- What is needed:
Retype the whole listing, please, keeping every line exact and dropping the pictures.
━━━━━ Data section ━━━━━
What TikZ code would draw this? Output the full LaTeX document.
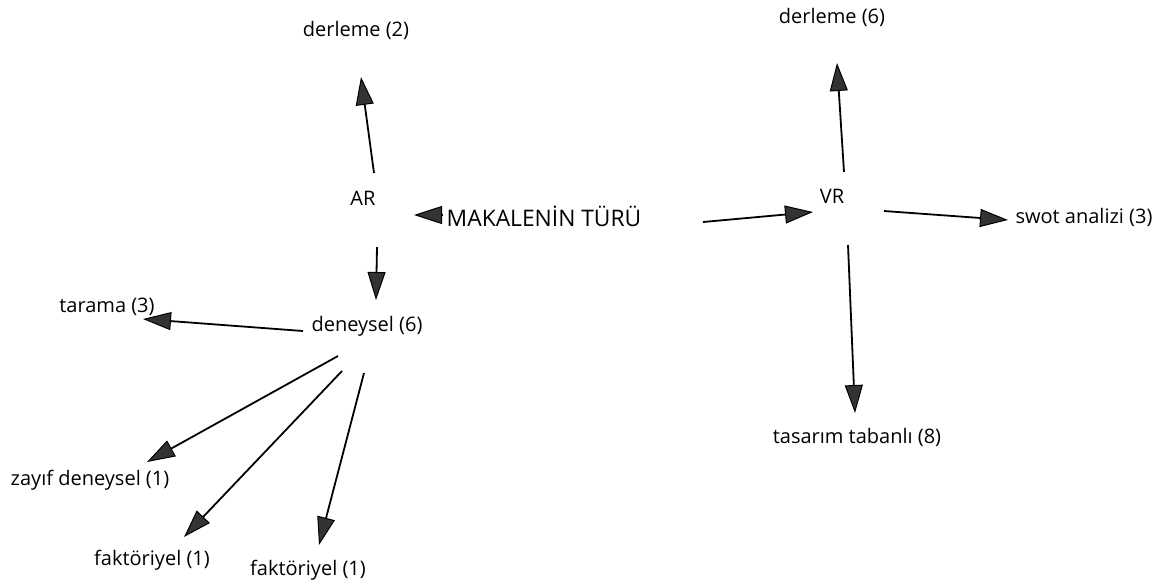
\documentclass[tikz,border=0pt]{standalone}
\usepackage{fontspec}
\setmainfont{Open Sans}
\usetikzlibrary{arrows.meta}
\begin{document}
\begin{tikzpicture}[x=1pt,y=-1pt,
  lbl/.style={anchor=base,inner sep=0pt,font=\fontsize{20}{22}\selectfont},
  root/.style={anchor=base,inner sep=0pt,font=\fontsize{22.8}{25}\selectfont},
  arr/.style={line width=1.8pt,draw=black,
    -{Triangle[length=28pt,width=18pt,fill=black!80,line width=1pt]}}]
\useasboundingbox (0,0) rectangle (1165,582);
\fill[white] (0,0) rectangle (1165,582);

% nodes, placed at their baselines
\node[root] (mt)   at (544,226) {MAKALENİN TÜRÜ};
\node[lbl]  (ar)   at (363,205) {AR};
\node[lbl]  (vr)   at (832,203) {VR};
\node[lbl]  (d2)   at (356,36)  {derleme (2)};
\node[lbl]  (d6)   at (832,23)  {derleme (6)};
\node[lbl]  (swot) at (1084,223) {swot analizi (3)};
\node[lbl]  (tas)  at (857,443) {tasarım tabanlı (8)};
\node[lbl]  (den)  at (367,331) {deneysel (6)};
\node[lbl]  (tar)  at (107,312) {tarama (3)};
\node[lbl]  (zay)  at (90,485)  {zayıf deneysel (1)};
\node[lbl]  (f1)   at (152,565) {faktöriyel (1)};
\node[lbl]  (f2)   at (308,575) {faktöriyel (1)};

% connectors
\draw[arr] ([shift={(-101,-11)}]mt.base) -- ([shift={(51,10)}]ar.base);
\draw[arr] ([shift={(159,-4)}]mt.base)  -- ([shift={(-19,9)}]vr.base);
\draw[arr] ([shift={(11,-32)}]ar.base)  -- ([shift={(5,41)}]d2.base);
\draw[arr] ([shift={(14,42)}]ar.base)   -- ([shift={(9,-31)}]den.base);
\draw[arr] ([shift={(12,-31)}]vr.base)  -- ([shift={(5,40)}]d6.base);
\draw[arr] ([shift={(52,8)}]vr.base)    -- ([shift={(-76,-3)}]swot.base);
\draw[arr] ([shift={(16,42)}]vr.base)   -- ([shift={(-2,-30)}]tas.base);
\draw[arr] ([shift={(-64,0)}]den.base)  -- ([shift={(36,7)}]tar.base);
\draw[arr] ([shift={(-29,25)}]den.base) -- ([shift={(57,-23)}]zay.base);
\draw[arr] ([shift={(-25,40)}]den.base) -- ([shift={(32,-28)}]f1.base);
\draw[arr] ([shift={(-3,42)}]den.base)  -- ([shift={(11,-30)}]f2.base);
\end{tikzpicture}
\end{document}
━━━━━
- Answer to the exercise:
What TikZ code would draw this? Output the full LaTeX document.
\documentclass[tikz,border=0pt]{standalone}
\usepackage{fontspec}
\setmainfont{Open Sans}
\usetikzlibrary{arrows.meta}
\begin{document}
\begin{tikzpicture}[x=1pt,y=-1pt,
  lbl/.style={anchor=base,inner sep=0pt,font=\fontsize{20}{22}\selectfont},
  root/.style={anchor=base,inner sep=0pt,font=\fontsize{22.8}{25}\selectfont},
  arr/.style={line width=1.8pt,draw=black,
    -{Triangle[length=28pt,width=18pt,fill=black!80,line width=1pt]}}]
\useasboundingbox (0,0) rectangle (1165,582);
\fill[white] (0,0) rectangle (1165,582);

% nodes, placed at their baselines
\node[root] (mt)   at (544,226) {MAKALENİN TÜRÜ};
\node[lbl]  (ar)   at (363,205) {AR};
\node[lbl]  (vr)   at (832,203) {VR};
\node[lbl]  (d2)   at (356,36)  {derleme (2)};
\node[lbl]  (d6)   at (832,23)  {derleme (6)};
\node[lbl]  (swot) at (1084,223) {swot analizi (3)};
\node[lbl]  (tas)  at (857,443) {tasarım tabanlı (8)};
\node[lbl]  (den)  at (367,331) {deneysel (6)};
\node[lbl]  (tar)  at (107,312) {tarama (3)};
\node[lbl]  (zay)  at (90,485)  {zayıf deneysel (1)};
\node[lbl]  (f1)   at (152,565) {faktöriyel (1)};
\node[lbl]  (f2)   at (308,575) {faktöriyel (1)};

% connectors
\draw[arr] ([shift={(-101,-11)}]mt.base) -- ([shift={(51,10)}]ar.base);
\draw[arr] ([shift={(159,-4)}]mt.base)  -- ([shift={(-19,9)}]vr.base);
\draw[arr] ([shift={(11,-32)}]ar.base)  -- ([shift={(5,41)}]d2.base);
\draw[arr] ([shift={(14,42)}]ar.base)   -- ([shift={(9,-31)}]den.base);
\draw[arr] ([shift={(12,-31)}]vr.base)  -- ([shift={(5,40)}]d6.base);
\draw[arr] ([shift={(52,8)}]vr.base)    -- ([shift={(-76,-3)}]swot.base);
\draw[arr] ([shift={(16,42)}]vr.base)   -- ([shift={(-2,-30)}]tas.base);
\draw[arr] ([shift={(-64,0)}]den.base)  -- ([shift={(36,7)}]tar.base);
\draw[arr] ([shift={(-29,25)}]den.base) -- ([shift={(57,-23)}]zay.base);
\draw[arr] ([shift={(-25,40)}]den.base) -- ([shift={(32,-28)}]f1.base);
\draw[arr] ([shift={(-3,42)}]den.base)  -- ([shift={(11,-30)}]f2.base);
\end{tikzpicture}
\end{document}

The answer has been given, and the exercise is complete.